Dr. Ploil said the owner did not think he was morally obliged to refrain from selling the work.

“It’s not for moral reasons,” he said of the decision to withdraw the painting. “It’s not that he doesn’t feel he is acting on totally a legal basis. It’s only because of the pressure.”

The painting had been listed with a presale estimate of 15,000 to 30,000 euros ($16,000 to $32,000), and an explanation about the painting’s provenance. The painting was listed by the Germans in an August 1943 inventory of the Schloss collection, after they had taken possession of the trove.

Dr. Ploil said that however unfortunate the history, “the owner now is a perfectly legal owner, and his ownership is stated by Austrian law.”

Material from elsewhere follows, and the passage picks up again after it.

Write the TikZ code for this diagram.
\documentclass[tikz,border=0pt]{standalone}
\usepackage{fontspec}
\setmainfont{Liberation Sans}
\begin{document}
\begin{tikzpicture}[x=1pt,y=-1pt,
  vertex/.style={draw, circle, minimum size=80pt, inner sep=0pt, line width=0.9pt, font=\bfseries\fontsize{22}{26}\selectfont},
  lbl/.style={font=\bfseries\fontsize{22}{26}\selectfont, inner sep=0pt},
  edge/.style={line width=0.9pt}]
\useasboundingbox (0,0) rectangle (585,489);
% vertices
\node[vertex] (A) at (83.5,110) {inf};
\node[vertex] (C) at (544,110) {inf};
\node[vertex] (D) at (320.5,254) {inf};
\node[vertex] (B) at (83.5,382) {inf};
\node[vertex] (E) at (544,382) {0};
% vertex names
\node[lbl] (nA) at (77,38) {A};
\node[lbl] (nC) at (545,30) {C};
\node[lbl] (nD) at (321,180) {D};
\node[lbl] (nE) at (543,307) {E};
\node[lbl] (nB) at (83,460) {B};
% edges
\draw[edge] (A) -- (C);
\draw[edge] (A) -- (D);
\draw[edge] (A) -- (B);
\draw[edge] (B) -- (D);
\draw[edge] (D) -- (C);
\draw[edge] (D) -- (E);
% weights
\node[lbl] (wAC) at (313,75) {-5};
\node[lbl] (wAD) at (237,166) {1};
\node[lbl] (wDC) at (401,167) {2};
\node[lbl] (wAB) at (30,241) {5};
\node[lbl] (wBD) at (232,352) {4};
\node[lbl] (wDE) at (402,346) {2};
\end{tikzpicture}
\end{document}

He added: “Many auction houses just refuse those objects, and in my opinion that’s not a good way to handle it because the owner then just keeps it and hides it. That’s no advantage.”

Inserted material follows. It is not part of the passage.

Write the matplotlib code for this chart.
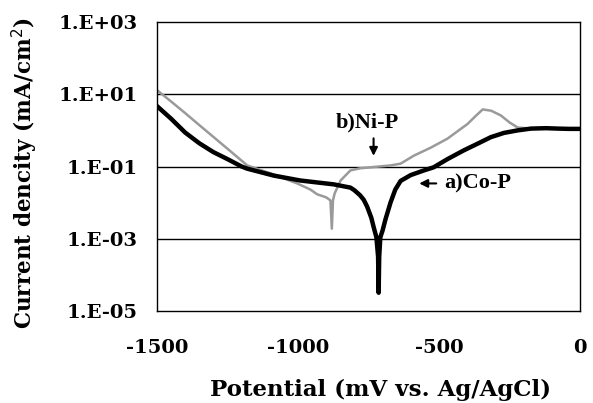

The seller purchased the artwork from an Austrian dealer in 2003, and he said that he was told nothing about its history and provenance, Dr. Ploil said, “not even mentioning the nationality of the artist.”

Im Kinsky was originally scheduled to auction the painting last year but withdrew the work after the Schloss heirs made a claim.

Anne Webber, founder and co-chairwoman of the Commission for Looted Art in Europe, a nonprofit organization in London that studies restitution policies, said that Austria was one of several countries in continental Europe, including Germany and Italy, where buyers get legal ownership at the point of sale even if the work is known to have been looted.

The effect of the law, she said, is that someone can sell works at auction that have never been restored to their rightful owners, who do not have recourse to block the sale.

“The ability to recover a looted work of art still depends on the accident of where it’s found, because of the variability of laws across the world,” Ms. Webber said. “It’s such a huge issue, and it has been an issue for such a long time because obviously families want their paintings back. If they find them in a museum, then the right remedy is considered to be restitution, but when they come up on the art market, the best they can usually get is a share of the proceeds of the sale, which is often not what the family wants.”

Ms. Webber added, “We hope that this case has highlighted the urgent need for the Austrian government to review and change the law, so that such works of art can’t be sold and must be returned to their rightful owners.”